Бродячие музыканты прокричали: «Виват!» и выпили за здоровье мсье Паскаля, отдав должное его философическому осмыслению бытия; при этом Рейнмар не без удивления подумал: «Как это Франсуа удается везде быть своим?! Первый раз встречаю человека, который так ловко умеет заговаривать зубы, притом любому. Ай да мастер…».
Но оставим приятелей за их весьма приятным и полезным занятием и вернемся в пиршественный зал. Нужно сказать, что после баллады рыцари, воодушевленные подвигом Роланда, налегли на вино с еще большим рвением. Не отставали от них и прекрасные дамы, хотя и пытаясь держать себя в рамках приличия и соблюдать этикет.
И если дамам это с трудом, но удавалось, то рыцарям — отнюдь. Ведь этикет предписывал не пить из общего кубка с полным ртом, чтобы не испачкать его, но кто об этом задумывается, когда пир горой? Не полагалось ковырять в зубах ножом, дуть на пищу, и вытирать губы скатертью. Нельзя было слишком глубоко залезать руками в общую тарелку и крошить туда хлеб потными руками. Ни в коем случае не разрешалось обгладывать кости и раздирать мясо на куски зубами или пальцами.
Жанна де Бельвиль, королева «Турнира Золотого дерева», сидела на возвышении рядом с Жаном Бретонским. Покоренный не столько красотой, сколько изяществом и манерами молодой женщины, герцог словно помолодел и забыл о своих болезнях. Он совсем выбросил из головы первоначальное неудовольствие на предмет того, что корона королевы турнира не украсила голову его любимой племянницы, Жанны де Пентьевр, — это было вопиющей бестактностью со стороны рыцаря, получившего приз! — и беседовал с вдовой Жоффрея де Шатобриана с отменной учтивостью.
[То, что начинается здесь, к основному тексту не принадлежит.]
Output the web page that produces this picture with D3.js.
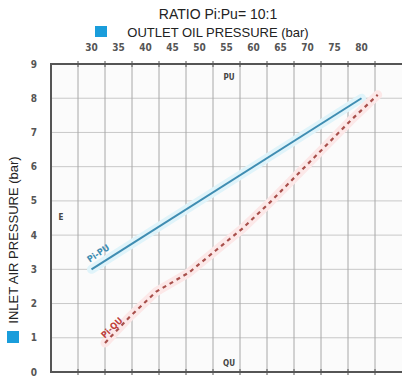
<!DOCTYPE html>
<html><head><meta charset="utf-8">
<script src="https://cdn.jsdelivr.net/npm/d3@7"></script>
<style>body{margin:0;background:#fff}svg{display:block}</style>
</head><body>
<svg id="c" width="402" height="377"></svg>
<script>
// ---- data ----
const xTickLabels = [30, 35, 40, 45, 50, 55, 60, 65, 70, 75, 80];
const xGridValues = [27.5, 32.5, 37.5, 42.5, 47.5, 52.5, 57.5, 62.5, 67.5, 72.5, 77.5, 82.5];
const yTickValues = [0, 1, 2, 3, 4, 5, 6, 7, 8, 9];
const puOutlet = [30, 80];
const puInlet = [3, 8];
const quOutlet = [32.5, 37, 42, 48, 53, 58, 63, 68, 73, 78, 83];
const quInlet = [0.85, 1.6, 2.35, 2.9, 3.55, 4.2, 4.95, 5.75, 6.55, 7.35, 8.1];
const title = "RATIO Pi:Pu= 10:1";
const xTitle = "OUTLET OIL PRESSURE (bar)";
const yTitle = "INLET AIR PRESSURE (bar)";

const svg = d3.select("#c");
const x = d3.scaleLinear().domain([22.5, 87.5]).range([51, 402]);
const y = d3.scaleLinear().domain([0, 9]).range([372, 64]);
const font = "'Liberation Sans', Arial, sans-serif";
const tickFont = "'DejaVu Sans Condensed', 'DejaVu Sans', sans-serif";

// plot background
svg.append("rect").attr("x", x(22.5)).attr("y", y(9)).attr("width", x(87.5) - x(22.5)).attr("height", y(0) - y(9)).attr("fill", "#fbfbfb");

// horizontal grid
svg.append("g").selectAll("line").data(yTickValues.slice(1, -1)).join("line")
  .attr("x1", x(22.5)).attr("x2", x(87.5)).attr("y1", d => y(d)).attr("y2", d => y(d))
  .attr("stroke", "#c8c8c8").attr("stroke-width", 1);
// vertical grid
svg.append("g").selectAll("line").data(xGridValues).join("line")
  .attr("x1", d => x(d)).attr("x2", d => x(d)).attr("y1", y(9)).attr("y2", y(0))
  .attr("stroke", "#a8a8a8").attr("stroke-width", 1);

// lines
const line = d3.line().x(d => x(d[0])).y(d => y(d[1]));
const puData = d3.zip(puOutlet, puInlet);
const quData = d3.zip(quOutlet, quInlet);
svg.append("path").datum(puData).attr("d", line).attr("fill", "none")
  .attr("stroke", "#e0f4fa").attr("stroke-width", 9).attr("stroke-linecap", "round");
svg.append("path").datum(quData).attr("d", line).attr("fill", "none")
  .attr("stroke", "#fce8e8").attr("stroke-width", 9).attr("stroke-linecap", "round");
svg.append("path").datum(puData).attr("d", line).attr("fill", "none")
  .attr("stroke", "#3f8db2").attr("stroke-width", 2);
svg.append("path").datum(quData).attr("d", line).attr("fill", "none")
  .attr("stroke", "#a8504c").attr("stroke-width", 2.2).attr("stroke-dasharray", "4,4");

// axes
const axisColor = "#555";
svg.append("line").attr("x1", x(22.5)).attr("x2", x(87.5)).attr("y1", y(9)).attr("y2", y(9))
  .attr("stroke", axisColor).attr("stroke-width", 2);
svg.append("line").attr("x1", x(22.5)).attr("x2", x(87.5)).attr("y1", y(0)).attr("y2", y(0))
  .attr("stroke", axisColor).attr("stroke-width", 2);
svg.append("line").attr("x1", x(22.5)).attr("x2", x(22.5)).attr("y1", y(9) - 1).attr("y2", y(0) + 1)
  .attr("stroke", axisColor).attr("stroke-width", 2);
[y(9), y(0)].forEach(yy => {
  svg.append("g").selectAll("line").data(xGridValues).join("line")
    .attr("x1", d => x(d)).attr("x2", d => x(d)).attr("y1", yy - 3).attr("y2", yy + 3)
    .attr("stroke", axisColor).attr("stroke-width", 1);
});

// tick labels
svg.append("g").selectAll("text").data(xTickLabels).join("text")
  .attr("x", d => x(d)).attr("y", 51).attr("text-anchor", "middle")
  .attr("font-family", tickFont).attr("font-size", 10).attr("font-weight", "bold")
  .attr("fill", "#555").text(d => d);
svg.append("g").selectAll("text").data(yTickValues).join("text")
  .attr("x", 34).attr("y", d => y(d) + 3.5).attr("text-anchor", "middle")
  .attr("font-family", tickFont).attr("font-size", 10).attr("font-weight", "bold")
  .attr("fill", "#555").text(d => d);

// titles
svg.append("text").attr("x", 218).attr("y", 19).attr("text-anchor", "middle")
  .attr("font-family", font).attr("font-size", 14).attr("fill", "#222").text(title);
svg.append("rect").attr("x", 95).attr("y", 26).attr("width", 12).attr("height", 11).attr("fill", "#1a9ddb");
svg.append("text").attr("x", 218).attr("y", 37).attr("text-anchor", "middle")
  .attr("font-family", font).attr("font-size", 13).attr("fill", "#222").text(xTitle);
svg.append("rect").attr("x", 7).attr("y", 331).attr("width", 12).attr("height", 12).attr("fill", "#1a9ddb");
svg.append("text").attr("transform", "translate(18,240) rotate(-90)").attr("text-anchor", "middle")
  .attr("font-family", font).attr("font-size", 13).attr("fill", "#222").text(yTitle);

// annotations
svg.append("text").attr("x", 229).attr("y", 80).attr("text-anchor", "middle")
  .attr("font-family", tickFont).attr("font-size", 8).attr("font-weight", "bold").attr("fill", "#444").text("PU");
svg.append("text").attr("x", 229).attr("y", 366).attr("text-anchor", "middle")
  .attr("font-family", tickFont).attr("font-size", 8).attr("font-weight", "bold").attr("fill", "#444").text("QU");
svg.append("text").attr("x", 61).attr("y", 220).attr("text-anchor", "middle")
  .attr("font-family", tickFont).attr("font-size", 8).attr("font-weight", "bold").attr("fill", "#444").text("E");
svg.append("text").attr("transform", "translate(100,256) rotate(-34)").attr("text-anchor", "middle")
  .attr("font-family", tickFont).attr("font-size", 9).attr("font-weight", "bold").attr("fill", "#3f8db2").text("Pi-PU");
svg.append("text").attr("transform", "translate(114,330) rotate(-44)").attr("text-anchor", "middle")
  .attr("font-family", tickFont).attr("font-size", 9).attr("font-weight", "bold").attr("fill", "#c0403c").text("Pi-QU");
</script>
</body></html>
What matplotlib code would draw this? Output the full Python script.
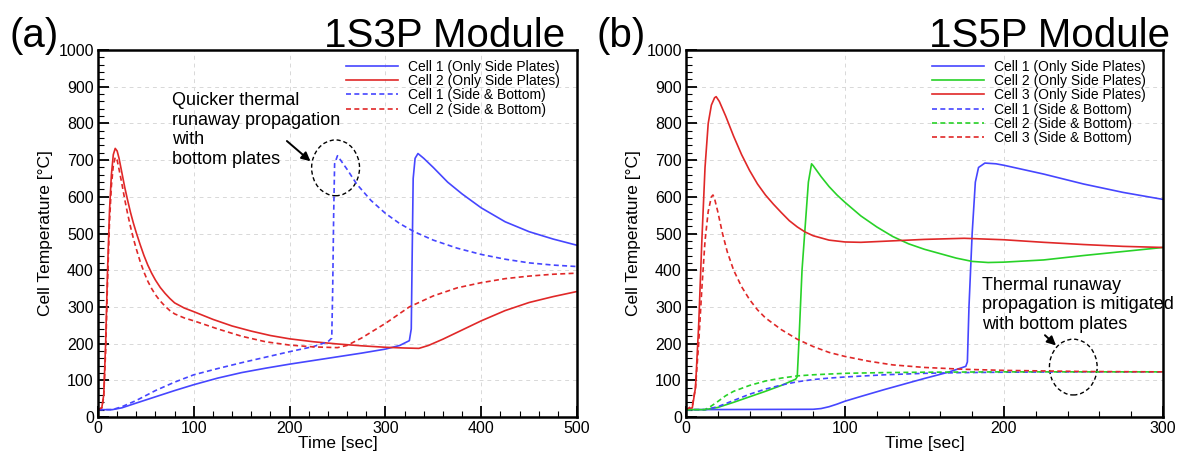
import numpy as np
import matplotlib
matplotlib.use("Agg")
import matplotlib.pyplot as plt
from matplotlib.patches import Ellipse
from matplotlib.ticker import MultipleLocator

plt.rcParams['font.family'] = ['Liberation Sans', 'DejaVu Sans']

BLUE = '#4646ff'
RED = '#e02828'
GREEN = '#28d228'

# ---------------- Panel (a): 1S3P ----------------
a_c2_side_t = [0, 4, 6, 8, 10, 12, 14, 16, 18, 20, 22, 25, 28, 31, 34, 37, 40, 44, 48, 52, 56, 60, 65, 70, 75, 80, 90, 100,
               120, 140, 160, 180, 200, 225, 250, 275, 300, 320, 335, 345, 360, 380, 400, 425, 450, 475, 500]
a_c2_side_T = [20, 25, 60, 200, 400, 560, 660, 715, 732, 725, 705, 665, 625, 590, 557, 528, 502, 470, 440, 414, 392, 373, 353, 337, 323, 311, 297, 287,
               266, 248, 234, 222, 213, 205, 199, 194, 190, 188, 187, 195, 212, 237, 262, 290, 312, 328, 342]

a_c2_bot_t = [0, 4, 6, 8, 10, 12, 14, 16, 18, 20, 22, 25, 28, 31, 34, 37, 40, 44, 48, 52, 56, 60, 65, 70, 75, 80, 90, 100,
              125, 150, 175, 200, 225, 250, 260, 275, 300, 325, 350, 375, 400, 425, 450, 475, 500]
a_c2_bot_T = [20, 25, 55, 180, 370, 530, 630, 685, 708, 700, 675, 635, 592, 553, 518, 486, 458, 424, 395, 370, 350, 333, 316, 302, 290, 281, 270, 262,
              240, 220, 205, 196, 191, 189, 195, 215, 255, 300, 330, 352, 366, 377, 384, 389, 392]

a_c1_side_t = [0, 15, 25, 40, 60, 80, 100, 125, 150, 175, 200, 225, 250, 275, 300, 315, 325, 327, 328, 329, 331, 334,
               340, 350, 365, 380, 400, 425, 450, 475, 500]
a_c1_side_T = [20, 20, 25, 38, 55, 72, 88, 106, 121, 133, 144, 154, 164, 174, 185, 195, 208, 240, 450, 650, 705, 718,
               705, 680, 640, 608, 570, 532, 505, 485, 468]

a_c1_bot_t = [0, 15, 25, 40, 60, 80, 100, 125, 150, 175, 200, 225, 240, 244, 245, 246, 247, 250, 260, 270, 285, 300,
              315, 330, 350, 375, 400, 425, 450, 475, 500]
a_c1_bot_T = [20, 20, 28, 45, 72, 95, 115, 132, 148, 163, 178, 192, 205, 215, 350, 550, 690, 712, 675, 635, 590, 555,
              527, 505, 482, 460, 443, 430, 420, 414, 410]

# ---------------- Panel (b): 1S5P ----------------
b_c1_side_t = [0, 80, 85, 90, 95, 100, 110, 125, 140, 150, 165, 176, 177, 178, 180, 182, 184, 188, 195, 200, 225, 250, 275, 300]
b_c1_side_T = [20, 21, 23, 28, 35, 43, 56, 75, 93, 105, 122, 138, 150, 300, 500, 640, 680, 692, 690, 686, 662, 635, 612, 593]

b_c2_side_t = [0, 12, 20, 30, 40, 50, 60, 69, 70, 71, 73, 75, 77, 79, 80, 85, 90, 95, 100, 110, 120, 130, 140,
               150, 160, 170, 180, 190, 200, 225, 250, 275, 300]
b_c2_side_T = [20, 20, 26, 40, 55, 70, 86, 103, 110, 200, 400, 520, 640, 690, 685, 655, 628, 605, 585, 548, 518, 492, 472,
               457, 445, 433, 424, 421, 422, 428, 440, 451, 462]

b_c3_side_t = [0, 4, 6, 8, 10, 12, 14, 16, 18, 19, 21, 25, 30, 35, 40, 45, 50, 55, 60, 65, 70, 75, 80, 90, 100,
               110, 125, 150, 175, 200, 225, 250, 275, 300]
b_c3_side_T = [20, 25, 80, 250, 480, 680, 800, 850, 870, 873, 860, 820, 765, 715, 672, 635, 605, 580, 557, 535, 518, 504, 494, 482, 477,
               476, 479, 484, 487, 483, 476, 470, 465, 462]

b_c1_bot_t = [0, 12, 20, 30, 40, 50, 60, 70, 80, 90, 100, 125, 150, 175, 200, 250, 300]
b_c1_bot_T = [20, 20, 28, 45, 62, 76, 87, 96, 102, 106, 109, 115, 119, 121, 122, 123, 123]

b_c2_bot_t = [0, 12, 16, 20, 25, 30, 40, 50, 60, 70, 80, 90, 100, 125, 150, 200, 300]
b_c2_bot_T = [20, 20, 30, 42, 58, 70, 86, 98, 106, 112, 115, 117, 119, 121, 122, 123, 123]

b_c3_bot_t = [0, 4, 6, 8, 10, 12, 14, 16, 17, 18, 20, 23, 26, 30, 35, 40, 45, 50, 60, 70, 80, 90, 100,
              115, 130, 150, 175, 200, 250, 300]
b_c3_bot_T = [20, 30, 80, 200, 350, 480, 560, 600, 605, 595, 560, 500, 450, 400, 355, 320, 292, 270, 238, 212, 192, 176, 165,
              152, 142, 135, 130, 127, 124, 123]

fig = plt.figure(figsize=(11.79, 4.53), dpi=100)
ax1 = fig.add_axes([0.0831, 0.0795, 0.4063, 0.810])
ax2 = fig.add_axes([0.5818, 0.0795, 0.4046, 0.810])

DASH = (0, (3, 2))
LW = 1.2

ax1.plot(a_c1_side_t, a_c1_side_T, color=BLUE, lw=LW, label='Cell 1 (Only Side Plates)')
ax1.plot(a_c2_side_t, a_c2_side_T, color=RED, lw=LW, label='Cell 2 (Only Side Plates)')
ax1.plot(a_c1_bot_t, a_c1_bot_T, color=BLUE, lw=LW, ls=DASH, label='Cell 1 (Side & Bottom)')
ax1.plot(a_c2_bot_t, a_c2_bot_T, color=RED, lw=LW, ls=DASH, label='Cell 2 (Side & Bottom)')

ax2.plot(b_c1_side_t, b_c1_side_T, color=BLUE, lw=LW, label='Cell 1 (Only Side Plates)')
ax2.plot(b_c2_side_t, b_c2_side_T, color=GREEN, lw=LW, label='Cell 2 (Only Side Plates)')
ax2.plot(b_c3_side_t, b_c3_side_T, color=RED, lw=LW, label='Cell 3 (Only Side Plates)')
ax2.plot(b_c1_bot_t, b_c1_bot_T, color=BLUE, lw=LW, ls=DASH, label='Cell 1 (Side & Bottom)')
ax2.plot(b_c2_bot_t, b_c2_bot_T, color=GREEN, lw=LW, ls=DASH, label='Cell 2 (Side & Bottom)')
ax2.plot(b_c3_bot_t, b_c3_bot_T, color=RED, lw=LW, ls=DASH, label='Cell 3 (Side & Bottom)')

for ax, xmax, in [(ax1, 500), (ax2, 300)]:
    ax.set_xlim(0, xmax)
    ax.set_ylim(0, 1000)
    ax.xaxis.set_major_locator(MultipleLocator(100))
    ax.xaxis.set_minor_locator(MultipleLocator(20))
    ax.yaxis.set_major_locator(MultipleLocator(100))
    ax.yaxis.set_minor_locator(MultipleLocator(20))
    ax.tick_params(which='major', direction='in', length=8, width=1.3, labelsize=11.5, pad=3)
    ax.tick_params(which='minor', direction='in', length=4, width=0.8)
    ax.tick_params(top=False, right=False)
    ax.grid(True, which='major', ls=(0, (4, 4)), color='#d8d8d8', lw=0.7)
    for s in ax.spines.values():
        s.set_linewidth(1.8)
    ax.set_xlabel('Time [sec]', fontsize=12.5, labelpad=0)
    ax.set_ylabel('Cell Temperature [°C]', fontsize=12.5, labelpad=4)
    ax.legend(loc='upper right', bbox_to_anchor=(0.985, 1.0), frameon=False, fontsize=10,
              handlelength=3.8, labelspacing=0.02, borderaxespad=0.3, handletextpad=0.7)

# Annotations panel (a)
ax1.text(77, 885, 'Quicker thermal\nrunaway propagation\nwith\nbottom plates',
         fontsize=13, va='top', ha='left', linespacing=1.2)
ax1.annotate('', xy=(224, 692), xytext=(195, 757),
             arrowprops=dict(arrowstyle='-|>', color='black', lw=1.4, mutation_scale=13))
ax1.add_patch(Ellipse((248, 679), 50, 152, fill=False, ls=(0, (3, 2)), lw=1.0, color='black'))

# Annotations panel (b)
ax2.text(186, 382, 'Thermal runaway\npropagation is mitigated\nwith bottom plates',
         fontsize=13, va='top', ha='left', linespacing=1.2)
ax2.annotate('', xy=(234, 190), xytext=(224.5, 228),
             arrowprops=dict(arrowstyle='-|>', color='black', lw=1.4, mutation_scale=13))
ax2.add_patch(Ellipse((243.6, 136), 30, 152, fill=False, ls=(0, (3, 2)), lw=1.0, color='black'))

# Panel titles
fig.text(0.008, 0.897, '(a)', fontsize=29, ha='left', va='baseline')
fig.text(0.479, 0.897, '1S3P Module', fontsize=29, ha='right', va='baseline')
fig.text(0.506, 0.897, '(b)', fontsize=29, ha='left', va='baseline')
fig.text(0.992, 0.897, '1S5P Module', fontsize=29, ha='right', va='baseline')

fig.savefig('out.png', dpi=100)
Жанна мало прислушивалась к комплиментам правителя Бретани; все ее мысли были поглощены Оливье де Клиссоном. Многие рыцари смотрели на нее с восхищением и обожанием, однако лишь взгляды Оливье проникали в самое сердце Жанны. В них она чувствовала нечто такое, о чем не имела понятия. Какие-то неведомые прежде флюиды проникали в душу молодой женщины, наполняя ее неземным сиянием. Жанна вдруг поняла, что в данный момент для нее нет никого дороже Оливье де Клиссона. «Что со мной творится?!» — в смятении мысленно спрашивала она себя и не находила ответа…
Конечно же, на пиру присутствовал и Раймон де ля Шатр. Он откровенно скучал — ел мало, пил и того меньше и в силу своей нелюдимости практически не принимал участия в застольных беседах. Рыцари, сидевшие рядом с ним, не обижались на некоторую отчужденность де ля Шатра. Мало того, они испытывали к нему уважение и даже некоторую опаску. Он попал в окружение бретонцев, а рыцари Бретани хорошо знали, что лучше поцеловать змею, — это более безопасно, нежели поссориться с Раймоном де ля Шатром. Шевалье никогда первым не затевал серьезную драку, но если до этого доходило, то исход поединка ни у кого не вызывал сомнений — сражаться с де ля Шатром на равных могли очень немногие.
Для де ля Шатра самый смак представлял второй турнирный день, когда на ристалище начинался групповой поединок. Предводителем первой группы был граф Жан де Монфор, а второй — граф Шарль де Блуа. Состав и количество участников ристалища определяли герольды. Они должны были разделить рыцарей на две партии, соблюдая при этом требования справедливости — чтобы на той и на другой стороне оказалось, по возможности, одинаковое число рыцарей и чтобы в каждой группе количество сильных и опытных воинов оказалось равным.
Но главной изюминкой второго дня турнира, главным его условием, являлся очень важный момент — побежденный рыцарь должен был отдать победителю своего боевого коня и доспехи. Все это стоило больших денег, а Раймон де ля Шатр не считал себя чересчур богатым, чтобы отказаться от такой великолепной возможности сделать свой кошелек поувесистей. Поэтому шевалье не спешил набивать брюхо всякой всячиной, и тем более — наливаться вином. Все это можно будет сделать завтра, после ристалища.
Ни для кого не являлось секретом, что турниры для бедных рыцарей являлись хорошим шансом улучшить свое материальное положение. Некоторые, чтобы приобрести себе приличное вооружение, в котором можно было без опасения появиться на турнире, брали деньги в долг у евреев-ростовщиков. Но надежда разбогатеть и вернуть ростовщику всю сумму с процентами чаще всего разбивалась, как стеклянный сосуд. Однако разные бедолаги любили сладкие сказки, где рыцарям судьба благоволила.